Standar akuntansi biasanya terdiri atas tiga bagian :
1. Deskripsi masalah yang harus dipecahkan 2. Diskusi dengan pertimbangan yang sehat (kemungkinan dengan melihat teori-teori fundamental) 3. Sejalan dengan keputusan atau teori yang ada, solusi yang disarankan. yakni membagi persyaratan standar menjadi empat tipe utama:
Tipe 1 menyatakan bahwa para akuntan harus memberitahukan kepada masyarakat apa yang mereka lakukan dengan mengungkapkan berbagai metode dan asumsi (kebijakan akuntansi) yang mereka guna Tipe 2 ditujukan pada tercapainya suatu keseragaman dalam penyajian laporan-laporan akuntansi. Tipe 3 meminta adanya pengungkapan atas masalah-masalah spesifik di mana pengguna mungkin diminta untuk menerapkan pertimbangan sendiri. Tipe 4 mensyaratkan dibuatnya keputusan implisit atau eksplisit mengenai valuasi (penilaian) aktiva dan penetuan laba yang telah disetujui. 2) Tujuan Pembuatan Standar Beberapa alasan tepat tentang mengapa standar harus dibuat adalah : 1. Standar memberikan informasi mengenai posisi keuangan, kinerja, dan penyelenggaraan sebuah perusahaan kepada para pengguna informasi akuntansi.

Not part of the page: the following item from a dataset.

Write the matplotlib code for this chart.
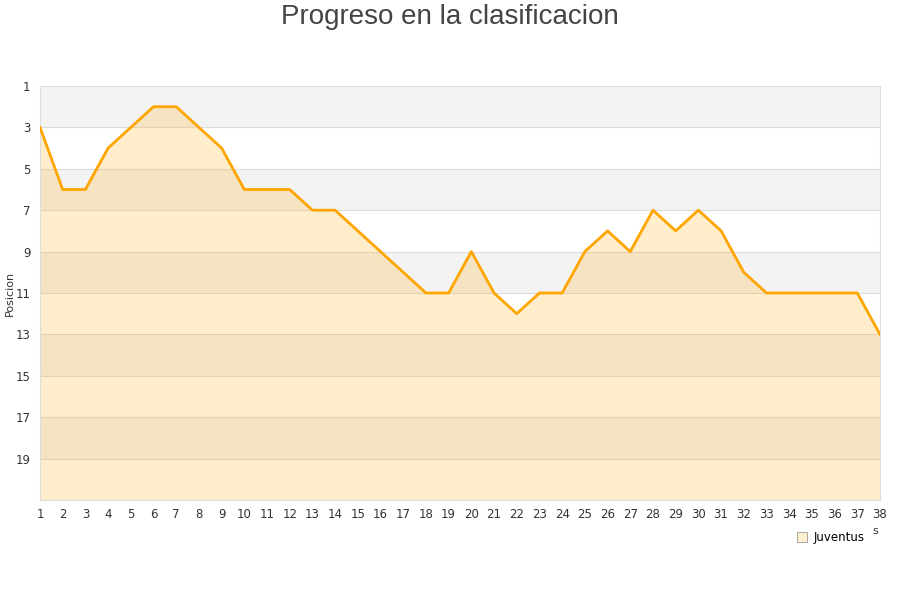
import matplotlib
matplotlib.use("Agg")
import matplotlib.pyplot as plt
from matplotlib.lines import Line2D

jornadas = list(range(1, 39))
posiciones = [3, 6, 6, 4, 3, 2, 2, 3, 4, 6, 6, 6, 7, 7, 8, 9, 10, 11, 11, 9,
              11, 12, 11, 11, 9, 8, 9, 7, 8, 7, 8, 10, 11, 11, 11, 11, 11, 13]
y_ticks = [1, 3, 5, 7, 9, 11, 13, 15, 17, 19]
equipo = "Juventus"

fig = plt.figure(figsize=(9, 6), dpi=100)
ax = fig.add_axes([40/900, 1-500/600, 840/900, 414/600])

ymin, ymax = 1, 21
for i, y0 in enumerate(range(1, 21, 2)):
    col = "#f3f3f3" if i % 2 == 0 else "#ffffff"
    ax.axhspan(y0, y0 + 2, color=col, zorder=0, lw=0)
for y in range(3, 21, 2):
    ax.axhline(y, color="#dddddd", lw=0.8, zorder=1)

ax.fill_between(jornadas, posiciones, ymax, color="#ffa500", alpha=0.2, lw=0, zorder=2)
ax.plot(jornadas, posiciones, color="#ffa500", lw=2, zorder=3)

ax.set_xlim(1, 38)
ax.set_ylim(ymax, ymin)
ax.set_yticks(y_ticks)
ax.set_xticks(jornadas)
ax.tick_params(axis="both", length=0, labelsize=8.5, colors="#333333", pad=6)
ax.tick_params(axis="y", pad=7)
for s in ax.spines.values():
    s.set_color("#dddddd")
    s.set_linewidth(0.8)

ax.set_ylabel("Posicion", fontsize=8, color="#333333")
ax.yaxis.set_label_coords(-25/840, 0.5)

fig.text(0.5, 0.993, "Progreso en la clasificacion", ha="center", va="top",
         fontsize=20, color="#444444", family="Liberation Sans")
fig.text(875/900, 1-531/600, "s", ha="center", va="center", fontsize=8, color="#333333")

handle = Line2D([], [], marker="s", ls="none", markersize=7,
                markerfacecolor="#fff0d0", markeredgecolor="#999999", markeredgewidth=0.6)
fig.legend([handle], [equipo], loc="center", bbox_to_anchor=(830/900, 1-538/600),
           frameon=False, fontsize=8.5, handletextpad=0.5, borderpad=0, handlelength=1)

fig.savefig("out.png", dpi=100)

2. Standar memberikan pedoman dan aturan tindakan bagi para akuntan publikyang memungkinkan mereka untuk menerapkan kehati-hatian dan kebebasan dalam “menjual” keahlian dan integritas mereka dalam mengaudit laporan-laporan perusahaan dan membuktikan validitas dari laporan-laporan tersebut. 3. Standar memberika database kepada pemerintah mengenai berbagai variabel yang dianggap sangat penting dalam pelaksanaan perpajakan, regulasi perusahaan, perencanaan dan regulasi ekonomi, serta peningkatan efisiensi ekonomi dan sasaran-sasaran sosial lainny 4. Standar menumbuhkan minat dalam prinsip-prinsip dan teori-teori bagi mereka yang memiliki perhatian dalam disiplin ilmu akuntansi.
3) Tujuan Penetapan Standar Pembuatan suatu standar mungkin dapat bermanfaat bagi suatu pihak, namun dapat juga merugikan pihak lain. Hal ini merupakan suatu bentuk pilihan sosial. Pilihan ini mendorong penyusun suatu standar mengadopsi proses politisi dalam rangka memperoleh akomodasi.
Apabila kesejahteraan sosial yang dijadikan kriteria dalampenerimaan suatu standar, sebuah pertanyaan serius muncul yang berhubungan dengan legitimasi keanggotaan dewan penyusun standar yang tidak melalui pemilihan. Pertanyaan ini menjadi penentu pendekatan keadilan dalam kebijakan akuntansi.
Saat ini terdapat dua pendekatan yang dapat dilakukan:
1. Pendekatan ketepatan penyajian, 2. Pendekatan konsekuensi ekonomi, 3. Pendekatan kritikal-interpretatif.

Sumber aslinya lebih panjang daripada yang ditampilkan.